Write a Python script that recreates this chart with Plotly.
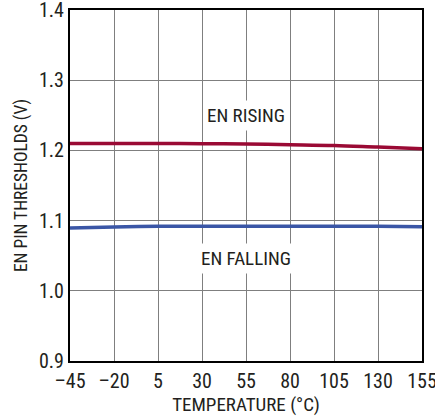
import plotly.graph_objects as go

temps = [-45, -20, 5, 30, 55, 80, 105, 130, 155]
en_rising = [1.2100, 1.2100, 1.2099, 1.2096, 1.2090, 1.2081, 1.2071, 1.2047, 1.2024]
en_falling = [1.0896, 1.0910, 1.0919, 1.0921, 1.0921, 1.0921, 1.0921, 1.0920, 1.0914]

x_ticks = [-45, -20, 5, 30, 55, 80, 105, 130, 155]
y_ticks = [0.9, 1.0, 1.1, 1.2, 1.3, 1.4]
y_tick_text = ["0.9", "1.0", "1.1", "1.2", "1.3", "1.4"]

labels = ["EN RISING", "EN FALLING"]
label_x = [55, 55]
label_y = [1.2495, 1.0455]

FONT = "Liberation Sans Narrow, Arial Narrow, Roboto Condensed, Liberation Sans, Arial, sans-serif"
TXT = "#231f20"

fig = go.Figure()
fig.add_trace(go.Scatter(x=temps, y=en_rising, mode="lines", line=dict(color="#9a0a34", width=3.5, shape="spline"), showlegend=False))
fig.add_trace(go.Scatter(x=temps, y=en_falling, mode="lines", line=dict(color="#3a56a6", width=3.5, shape="spline"), showlegend=False))

for t, xx, yy in zip(labels, label_x, label_y):
    fig.add_annotation(x=xx, y=yy, text=t, showarrow=False, bgcolor="white",
                       font=dict(family=FONT, size=19, color=TXT), borderpad=3)

fig.update_layout(
    width=435, height=419,
    margin=dict(l=70, r=13, t=10, b=58, autoexpand=False),
    paper_bgcolor="white", plot_bgcolor="white",
    font=dict(family=FONT, size=19, color=TXT),
)
fig.update_xaxes(range=[-45, 155], tickvals=x_ticks, ticktext=[str(v).replace("-", "\u2013") for v in x_ticks],
                 showgrid=True, gridcolor="#7f7f7f", gridwidth=1, zeroline=False,
                 showline=True, linecolor="black", linewidth=2, mirror=True, ticks="",
                 automargin=False, ticklabeloverflow="allow", ticklabelstandoff=1,
                 title=dict(text="TEMPERATURE (°C)", font=dict(size=19, color=TXT), standoff=5),
                 tickfont=dict(size=20, color=TXT))
fig.update_yaxes(range=[0.9, 1.4], tickvals=y_ticks, ticktext=y_tick_text,
                 showgrid=True, gridcolor="#7f7f7f", gridwidth=1, zeroline=False,
                 showline=True, linecolor="black", linewidth=2, mirror=True, ticks="",
                 automargin=False, ticklabeloverflow="allow",
                 title=dict(text="EN PIN THRESHOLDS (V)", font=dict(size=17.5, color=TXT), standoff=7),
                 tickfont=dict(size=20, color=TXT))

fig.write_html("out.html", config={"displayModeBar": False},
               post_script="document.body.style.margin='0';")
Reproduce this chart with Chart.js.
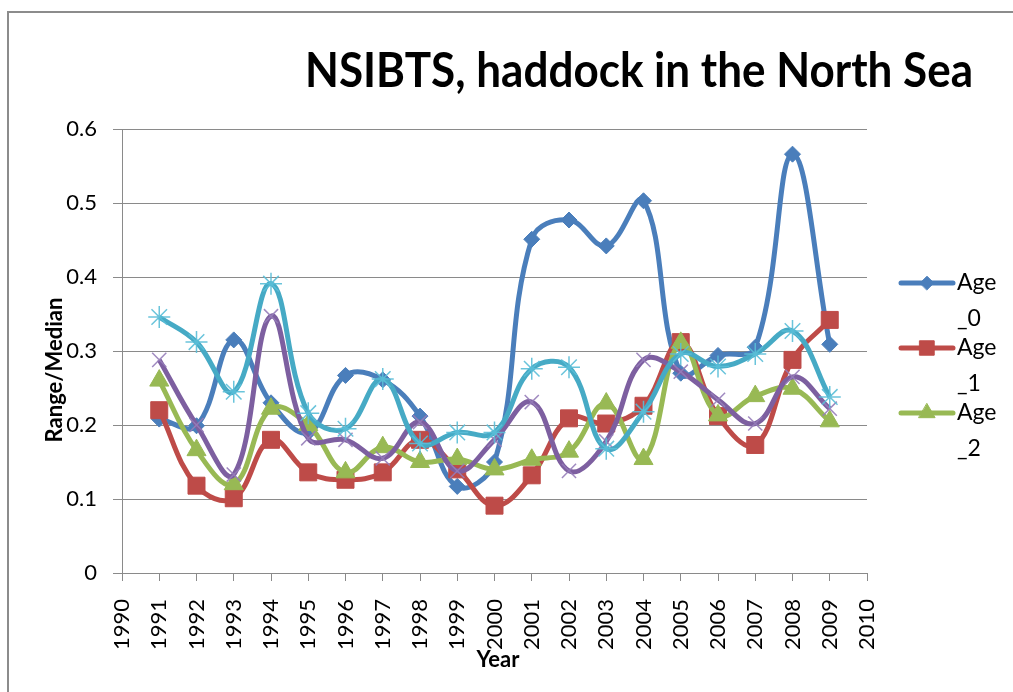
<!DOCTYPE html>
<html>
<head>
<meta charset="utf-8">
<script src="https://cdn.jsdelivr.net/npm/chart.js@4/dist/chart.umd.min.js"></script>
<style>
  html, body { margin: 0; padding: 0; background: #fff; overflow: hidden; }
  #wrap { position: relative; width: 1013px; height: 692px; }
</style>
</head>
<body>
<div id="wrap"><canvas id="c" width="1013" height="692"></canvas></div>
<script>
// ---- data ----
const years = [1991, 1992, 1993, 1994, 1995, 1996, 1997, 1998, 1999, 2000, 2001, 2002, 2003, 2004, 2005, 2006, 2007, 2008, 2009];
const age0 = [0.208, 0.199, 0.315, 0.230, 0.190, 0.267, 0.261, 0.212, 0.117, 0.150, 0.451, 0.477, 0.442, 0.503, 0.270, 0.294, 0.305, 0.566, 0.309];
const age1 = [0.220, 0.118, 0.101, 0.180, 0.136, 0.126, 0.136, 0.180, 0.140, 0.091, 0.132, 0.209, 0.202, 0.226, 0.312, 0.212, 0.173, 0.288, 0.342];
const age2 = [0.260, 0.166, 0.120, 0.222, 0.200, 0.136, 0.170, 0.150, 0.154, 0.140, 0.153, 0.164, 0.229, 0.154, 0.311, 0.213, 0.239, 0.249, 0.205];
const age3 = [0.288, 0.200, 0.133, 0.347, 0.182, 0.180, 0.155, 0.204, 0.138, 0.180, 0.231, 0.138, 0.178, 0.288, 0.272, 0.234, 0.202, 0.265, 0.222];
const age4 = [0.346, 0.312, 0.245, 0.391, 0.216, 0.195, 0.262, 0.175, 0.190, 0.190, 0.276, 0.278, 0.168, 0.218, 0.296, 0.279, 0.296, 0.327, 0.238];
const seriesNames = ['Age_0', 'Age_1', 'Age_2', 'Age_3', 'Age_4'];
const legendLines = [['Age', '_0'], ['Age', '_1'], ['Age', '_2']];
const xMin = 1990, xMax = 2010;
const yMin = 0, yMax = 0.6, yStep = 0.1;
const titleText = 'NSIBTS, haddock in the North Sea';
const xTitle = 'Year';
const yTitle = 'Range/Median';

// ---- styles ----
const FONT = 'Lato, "Open Sans", sans-serif';
const GRID = '#8a8a8a';
const styles = [
  { color: '#4A7EBB', point: 'rectRot', radius: 8, pbw: 1, pc: '#4A7EBB', fill: '#4A7EBB' },
  { color: '#BE4B48', point: 'rect', radius: 12, pbw: 1, pc: '#BE4B48', fill: '#BE4B48' },
  { color: '#98B954', point: 'triangle', radius: 11, pbw: 1, pc: '#98B954', fill: '#98B954' },
  { color: '#7D5FA0', point: 'crossRot', radius: 10, pbw: 1.5, pc: 'rgba(150,125,185,0.9)', fill: 'rgba(0,0,0,0)' },
  { color: '#46AAC5', point: 'star', radius: 11, pbw: 1.5, pc: 'rgba(90,190,215,0.9)', fill: 'rgba(0,0,0,0)' }
];
const allValues = [age0, age1, age2, age3, age4];

const datasets = allValues.map((vals, i) => ({
  label: seriesNames[i],
  data: years.map((yr, j) => ({ x: yr, y: vals[j] })),
  borderColor: styles[i].color,
  backgroundColor: styles[i].fill,
  borderWidth: 5,
  tension: 0.4,
  pointStyle: styles[i].point,
  pointRadius: styles[i].radius,
  pointBorderColor: styles[i].pc,
  pointBackgroundColor: styles[i].fill,
  pointBorderWidth: styles[i].pbw,
  pointHoverRadius: styles[i].radius,
  order: 5 - i,
  fill: false
}));

const CA = { left: 122, right: 867, top: 129, bottom: 573 };

const decor = {
  id: 'decor',
  beforeDraw(chart) {
    const ctx = chart.ctx;
    ctx.save();
    ctx.fillStyle = '#fff';
    ctx.fillRect(0, 0, chart.width, chart.height);
    ctx.restore();
  },
  afterDraw(chart) {
    const ctx = chart.ctx;
    ctx.save();
    // frame
    ctx.strokeStyle = '#8c8c8c';
    ctx.lineWidth = 2;
    ctx.strokeRect(8, 12, 1100, 800);

    // title
    ctx.fillStyle = '#000';
    ctx.font = 'bold 47px ' + FONT;
    ctx.textBaseline = 'alphabetic';
    ctx.textAlign = 'left';
    const w = ctx.measureText(titleText).width;
    const sx = 668 / w;
    ctx.save();
    ctx.translate(305, 87);
    ctx.scale(sx, 1);
    ctx.fillText(titleText, 0, 0);
    ctx.restore();

    // axis titles
    ctx.font = 'bold 22px ' + FONT;
    ctx.textAlign = 'center';
    ctx.textBaseline = 'middle';
    ctx.fillText(xTitle, 498, 660);
    ctx.save();
    ctx.translate(55, 370);
    ctx.rotate(-Math.PI / 2);
    ctx.fillText(yTitle, 0, 0);
    ctx.restore();

    // legend
    const ys = [283, 348, 413];
    ctx.font = '23px ' + FONT;
    ctx.textAlign = 'left';
    ctx.textBaseline = 'middle';
    for (let i = 0; i < legendLines.length; i++) {
      const y = ys[i];
      const s = styles[i];
      ctx.strokeStyle = s.color;
      ctx.lineWidth = 5;
      ctx.lineCap = 'round';
      ctx.beginPath();
      ctx.moveTo(901, y);
      ctx.lineTo(953, y);
      ctx.stroke();
      ctx.fillStyle = s.fill;
      ctx.strokeStyle = s.pc;
      ctx.lineWidth = 1;
      Chart.helpers.drawPoint(ctx, { pointStyle: s.point, radius: s.radius * 0.85, borderWidth: 1, rotation: 0 }, 927, y);
      ctx.fillStyle = '#000';
      ctx.fillText(legendLines[i][0], 957, y);
      ctx.fillText(legendLines[i][1], 957, y + 36);
    }
    ctx.restore();
  }
};

new Chart(document.getElementById('c'), {
  type: 'line',
  data: { datasets },
  options: {
    responsive: false,
    animation: false,
    devicePixelRatio: 1,
    layout: { padding: { left: 0, top: CA.top, right: 1013 - CA.right, bottom: 0 } },
    plugins: { legend: { display: false }, title: { display: false }, tooltip: { enabled: false } },
    scales: {
      x: {
        type: 'linear',
        min: xMin, max: xMax,
        afterFit(scale) { scale.height = 692 - CA.bottom; },
        ticks: {
          stepSize: 1, autoSkip: false, minRotation: 90, maxRotation: 90,
          font: { family: FONT, size: 22 }, color: '#000', padding: 18,
          callback: v => String(v)
        },
        grid: { drawOnChartArea: false, drawTicks: true, tickLength: 8, color: GRID, lineWidth: 1 },
        border: { display: true, color: GRID, width: 1 }
      },
      y: {
        type: 'linear',
        min: yMin, max: yMax,
        afterFit(scale) { scale.width = CA.left; },
        ticks: {
          stepSize: yStep,
          font: { family: FONT, size: 22 }, color: '#000', padding: 16,
          callback: v => String(Math.round(v * 10) / 10)
        },
        grid: { drawOnChartArea: true, drawTicks: true, tickLength: 9, color: GRID, lineWidth: 1 },
        border: { display: true, color: GRID, width: 1 }
      }
    }
  },
  plugins: [decor]
});
</script>
</body>
</html>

# Do this
Give back, unchanged, each line from the one containing "Reproduce this chart with Chart.js." through the one containing "const allValues = [age0, age1, age2, age3, age4];". Pictures are to be left out.

# Finished task
Reproduce this chart with Chart.js.
<!DOCTYPE html>
<html>
<head>
<meta charset="utf-8">
<script src="https://cdn.jsdelivr.net/npm/chart.js@4/dist/chart.umd.min.js"></script>
<style>
  html, body { margin: 0; padding: 0; background: #fff; overflow: hidden; }
  #wrap { position: relative; width: 1013px; height: 692px; }
</style>
</head>
<body>
<div id="wrap"><canvas id="c" width="1013" height="692"></canvas></div>
<script>
// ---- data ----
const years = [1991, 1992, 1993, 1994, 1995, 1996, 1997, 1998, 1999, 2000, 2001, 2002, 2003, 2004, 2005, 2006, 2007, 2008, 2009];
const age0 = [0.208, 0.199, 0.315, 0.230, 0.190, 0.267, 0.261, 0.212, 0.117, 0.150, 0.451, 0.477, 0.442, 0.503, 0.270, 0.294, 0.305, 0.566, 0.309];
const age1 = [0.220, 0.118, 0.101, 0.180, 0.136, 0.126, 0.136, 0.180, 0.140, 0.091, 0.132, 0.209, 0.202, 0.226, 0.312, 0.212, 0.173, 0.288, 0.342];
const age2 = [0.260, 0.166, 0.120, 0.222, 0.200, 0.136, 0.170, 0.150, 0.154, 0.140, 0.153, 0.164, 0.229, 0.154, 0.311, 0.213, 0.239, 0.249, 0.205];
const age3 = [0.288, 0.200, 0.133, 0.347, 0.182, 0.180, 0.155, 0.204, 0.138, 0.180, 0.231, 0.138, 0.178, 0.288, 0.272, 0.234, 0.202, 0.265, 0.222];
const age4 = [0.346, 0.312, 0.245, 0.391, 0.216, 0.195, 0.262, 0.175, 0.190, 0.190, 0.276, 0.278, 0.168, 0.218, 0.296, 0.279, 0.296, 0.327, 0.238];
const seriesNames = ['Age_0', 'Age_1', 'Age_2', 'Age_3', 'Age_4'];
const legendLines = [['Age', '_0'], ['Age', '_1'], ['Age', '_2']];
const xMin = 1990, xMax = 2010;
const yMin = 0, yMax = 0.6, yStep = 0.1;
const titleText = 'NSIBTS, haddock in the North Sea';
const xTitle = 'Year';
const yTitle = 'Range/Median';

// ---- styles ----
const FONT = 'Lato, "Open Sans", sans-serif';
const GRID = '#8a8a8a';
const styles = [
  { color: '#4A7EBB', point: 'rectRot', radius: 8, pbw: 1, pc: '#4A7EBB', fill: '#4A7EBB' },
  { color: '#BE4B48', point: 'rect', radius: 12, pbw: 1, pc: '#BE4B48', fill: '#BE4B48' },
  { color: '#98B954', point: 'triangle', radius: 11, pbw: 1, pc: '#98B954', fill: '#98B954' },
  { color: '#7D5FA0', point: 'crossRot', radius: 10, pbw: 1.5, pc: 'rgba(150,125,185,0.9)', fill: 'rgba(0,0,0,0)' },
  { color: '#46AAC5', point: 'star', radius: 11, pbw: 1.5, pc: 'rgba(90,190,215,0.9)', fill: 'rgba(0,0,0,0)' }
];
const allValues = [age0, age1, age2, age3, age4];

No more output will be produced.